Make an exact transcription of the material, leaving out all images.

******

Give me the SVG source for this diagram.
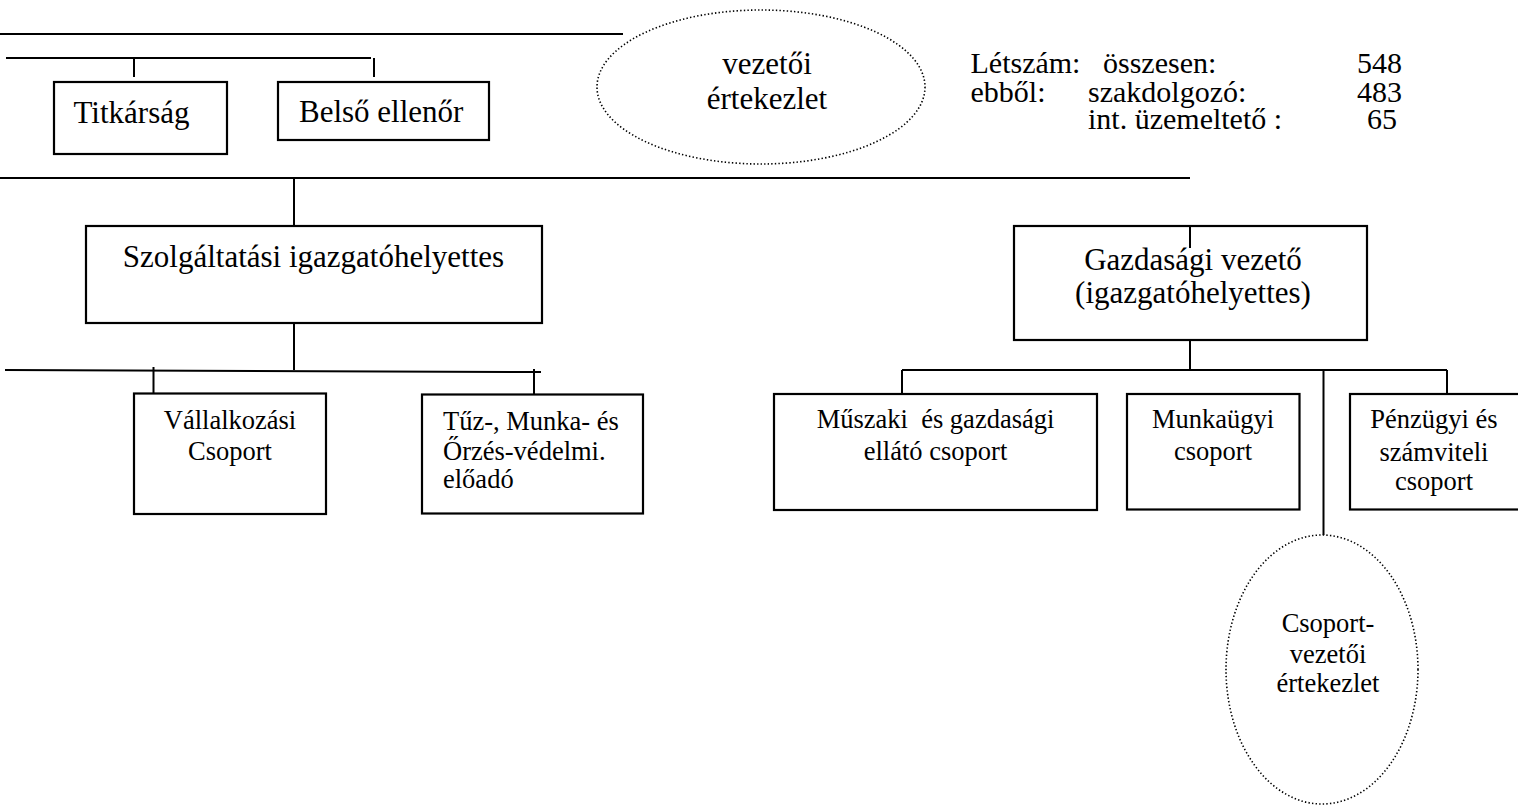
<svg xmlns="http://www.w3.org/2000/svg" width="1518" height="805" viewBox="0 0 1518 805">
<defs>
<style>
.ln{stroke:#000;stroke-width:2;fill:none}
.bx{stroke:#000;stroke-width:2.2;fill:#fff}
.dot{stroke:#000;stroke-width:1.6;fill:none;stroke-dasharray:1.4 2.2}
text{font-family:"Liberation Serif","Times New Roman",serif;fill:#000}
.t1{font-size:31px}
.t3{font-size:30px}
.t2{font-size:26.5px}
.m{text-anchor:middle}
.e{text-anchor:end}
</style>
</defs>
<rect width="1518" height="805" fill="#fff"/>
<g id="connectors">
<line class="ln" x1="0" y1="34" x2="623" y2="34"/>
<line class="ln" x1="6" y1="58" x2="371" y2="58"/>
<line class="ln" x1="134" y1="58" x2="134" y2="77"/>
<line class="ln" x1="374" y1="58" x2="374" y2="77"/>
<line class="ln" x1="0" y1="178" x2="1190" y2="178"/>
<line class="ln" x1="294" y1="178" x2="294" y2="226"/>
<line class="ln" x1="294" y1="323" x2="294" y2="370"/>
<line class="ln" x1="5" y1="370" x2="541" y2="372"/>
<line class="ln" x1="153.5" y1="367" x2="153.5" y2="393.5"/>
<line class="ln" x1="534" y1="369" x2="534" y2="394.5"/>
<line class="ln" x1="1190" y1="340" x2="1190" y2="370"/>
<line class="ln" x1="902" y1="370" x2="1447" y2="370"/>
<line class="ln" x1="902" y1="370" x2="902" y2="394"/>
<line class="ln" x1="1447" y1="370" x2="1447" y2="394"/>
<line class="ln" x1="1323.5" y1="370" x2="1323.5" y2="535"/>
</g>
<g id="vezetoi-ertekezlet">
<ellipse class="dot" cx="761" cy="87" rx="164" ry="77"/>
<text class="t1 m" x="767" y="74">vezetői</text>
<text class="t1 m" x="767" y="109">értekezlet</text>
</g>
<g id="letszam">
<text class="t3" x="970.5" y="72.7">Létszám:</text>
<text class="t3" x="1103" y="72.7">összesen:</text>
<text class="t3 e" x="1402" y="72.7">548</text>
<text class="t3" x="970.5" y="101.7">ebből:</text>
<text class="t3" x="1088" y="101.7">szakdolgozó:</text>
<text class="t3 e" x="1402" y="101.7">483</text>
<text class="t3" x="1088" y="129.3">int. üzemeltető :</text>
<text class="t3 e" x="1397" y="129.3">65</text>
</g>
<g id="titkarsag">
<rect class="bx" x="54" y="82" width="173" height="72"/>
<text class="t1" x="73.5" y="122.5">Titkárság</text>
</g>
<g id="belso-ellenor">
<rect class="bx" x="278" y="82" width="211" height="58"/>
<text class="t1" x="299" y="122">Belső ellenőr</text>
</g>
<g id="szolgaltatasi">
<rect class="bx" x="86" y="226" width="456" height="97"/>
<text class="t1 m" x="313.5" y="267">Szolgáltatási igazgatóhelyettes</text>
</g>
<g id="gazdasagi">
<rect class="bx" x="1014" y="226" width="353" height="114"/>
<line class="ln" x1="1190" y1="226" x2="1190" y2="248"/>
<text class="t1 m" x="1193" y="270">Gazdasági vezető</text>
<text class="t1 m" x="1193" y="302.7">(igazgatóhelyettes)</text>
</g>
<g id="vallalkozasi">
<rect class="bx" x="134" y="393.5" width="192" height="120.5"/>
<text class="t2 m" x="230" y="429">Vállalkozási</text>
<text class="t2 m" x="230" y="460">Csoport</text>
</g>
<g id="tuz">
<rect class="bx" x="422" y="394.5" width="221" height="119"/>
<text class="t2" x="443" y="430">Tűz-, Munka- és</text>
<text class="t2" x="443" y="459.5">Őrzés-védelmi.</text>
<text class="t2" x="443" y="488">előadó</text>
</g>
<g id="muszaki">
<rect class="bx" x="774" y="394" width="323" height="116"/>
<text class="t2 m" x="935.5" y="428" style="white-space:pre">Műszaki  és gazdasági</text>
<text class="t2 m" x="935.5" y="460">ellátó csoport</text>
</g>
<g id="munkaugyi">
<rect class="bx" x="1127" y="394" width="172.5" height="115.5"/>
<text class="t2 m" x="1213" y="428">Munkaügyi</text>
<text class="t2 m" x="1213" y="460">csoport</text>
</g>
<g id="penzugyi">
<rect class="bx" x="1350" y="394" width="180" height="115.5"/>
<text class="t2 m" x="1434" y="428.3">Pénzügyi és</text>
<text class="t2 m" x="1434" y="461">számviteli</text>
<text class="t2 m" x="1434" y="490">csoport</text>
</g>
<g id="csoportvezetoi-ertekezlet">
<ellipse class="dot" cx="1322" cy="669.5" rx="96" ry="134.5"/>
<text class="t2 m" x="1328" y="631.7">Csoport-</text>
<text class="t2 m" x="1328" y="663.3">vezetői</text>
<text class="t2 m" x="1328" y="692.3">értekezlet</text>
</g>
</svg>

******

Written answer:
Give me the SVG source for this diagram.
<svg xmlns="http://www.w3.org/2000/svg" width="1518" height="805" viewBox="0 0 1518 805">
<defs>
<style>
.ln{stroke:#000;stroke-width:2;fill:none}
.bx{stroke:#000;stroke-width:2.2;fill:#fff}
.dot{stroke:#000;stroke-width:1.6;fill:none;stroke-dasharray:1.4 2.2}
text{font-family:"Liberation Serif","Times New Roman",serif;fill:#000}
.t1{font-size:31px}
.t3{font-size:30px}
.t2{font-size:26.5px}
.m{text-anchor:middle}
.e{text-anchor:end}
</style>
</defs>
<rect width="1518" height="805" fill="#fff"/>
<g id="connectors">
<line class="ln" x1="0" y1="34" x2="623" y2="34"/>
<line class="ln" x1="6" y1="58" x2="371" y2="58"/>
<line class="ln" x1="134" y1="58" x2="134" y2="77"/>
<line class="ln" x1="374" y1="58" x2="374" y2="77"/>
<line class="ln" x1="0" y1="178" x2="1190" y2="178"/>
<line class="ln" x1="294" y1="178" x2="294" y2="226"/>
<line class="ln" x1="294" y1="323" x2="294" y2="370"/>
<line class="ln" x1="5" y1="370" x2="541" y2="372"/>
<line class="ln" x1="153.5" y1="367" x2="153.5" y2="393.5"/>
<line class="ln" x1="534" y1="369" x2="534" y2="394.5"/>
<line class="ln" x1="1190" y1="340" x2="1190" y2="370"/>
<line class="ln" x1="902" y1="370" x2="1447" y2="370"/>
<line class="ln" x1="902" y1="370" x2="902" y2="394"/>
<line class="ln" x1="1447" y1="370" x2="1447" y2="394"/>
<line class="ln" x1="1323.5" y1="370" x2="1323.5" y2="535"/>
</g>
<g id="vezetoi-ertekezlet">
<ellipse class="dot" cx="761" cy="87" rx="164" ry="77"/>
<text class="t1 m" x="767" y="74">vezetői</text>
<text class="t1 m" x="767" y="109">értekezlet</text>
</g>
<g id="letszam">
<text class="t3" x="970.5" y="72.7">Létszám:</text>
<text class="t3" x="1103" y="72.7">összesen:</text>
<text class="t3 e" x="1402" y="72.7">548</text>
<text class="t3" x="970.5" y="101.7">ebből:</text>
<text class="t3" x="1088" y="101.7">szakdolgozó:</text>
<text class="t3 e" x="1402" y="101.7">483</text>
<text class="t3" x="1088" y="129.3">int. üzemeltető :</text>
<text class="t3 e" x="1397" y="129.3">65</text>
</g>
<g id="titkarsag">
<rect class="bx" x="54" y="82" width="173" height="72"/>
<text class="t1" x="73.5" y="122.5">Titkárság</text>
</g>
<g id="belso-ellenor">
<rect class="bx" x="278" y="82" width="211" height="58"/>
<text class="t1" x="299" y="122">Belső ellenőr</text>
</g>
<g id="szolgaltatasi">
<rect class="bx" x="86" y="226" width="456" height="97"/>
<text class="t1 m" x="313.5" y="267">Szolgáltatási igazgatóhelyettes</text>
</g>
<g id="gazdasagi">
<rect class="bx" x="1014" y="226" width="353" height="114"/>
<line class="ln" x1="1190" y1="226" x2="1190" y2="248"/>
<text class="t1 m" x="1193" y="270">Gazdasági vezető</text>
<text class="t1 m" x="1193" y="302.7">(igazgatóhelyettes)</text>
</g>
<g id="vallalkozasi">
<rect class="bx" x="134" y="393.5" width="192" height="120.5"/>
<text class="t2 m" x="230" y="429">Vállalkozási</text>
<text class="t2 m" x="230" y="460">Csoport</text>
</g>
<g id="tuz">
<rect class="bx" x="422" y="394.5" width="221" height="119"/>
<text class="t2" x="443" y="430">Tűz-, Munka- és</text>
<text class="t2" x="443" y="459.5">Őrzés-védelmi.</text>
<text class="t2" x="443" y="488">előadó</text>
</g>
<g id="muszaki">
<rect class="bx" x="774" y="394" width="323" height="116"/>
<text class="t2 m" x="935.5" y="428" style="white-space:pre">Műszaki  és gazdasági</text>
<text class="t2 m" x="935.5" y="460">ellátó csoport</text>
</g>
<g id="munkaugyi">
<rect class="bx" x="1127" y="394" width="172.5" height="115.5"/>
<text class="t2 m" x="1213" y="428">Munkaügyi</text>
<text class="t2 m" x="1213" y="460">csoport</text>
</g>
<g id="penzugyi">
<rect class="bx" x="1350" y="394" width="180" height="115.5"/>
<text class="t2 m" x="1434" y="428.3">Pénzügyi és</text>
<text class="t2 m" x="1434" y="461">számviteli</text>
<text class="t2 m" x="1434" y="490">csoport</text>
</g>
<g id="csoportvezetoi-ertekezlet">
<ellipse class="dot" cx="1322" cy="669.5" rx="96" ry="134.5"/>
<text class="t2 m" x="1328" y="631.7">Csoport-</text>
<text class="t2 m" x="1328" y="663.3">vezetői</text>
<text class="t2 m" x="1328" y="692.3">értekezlet</text>
</g>
</svg>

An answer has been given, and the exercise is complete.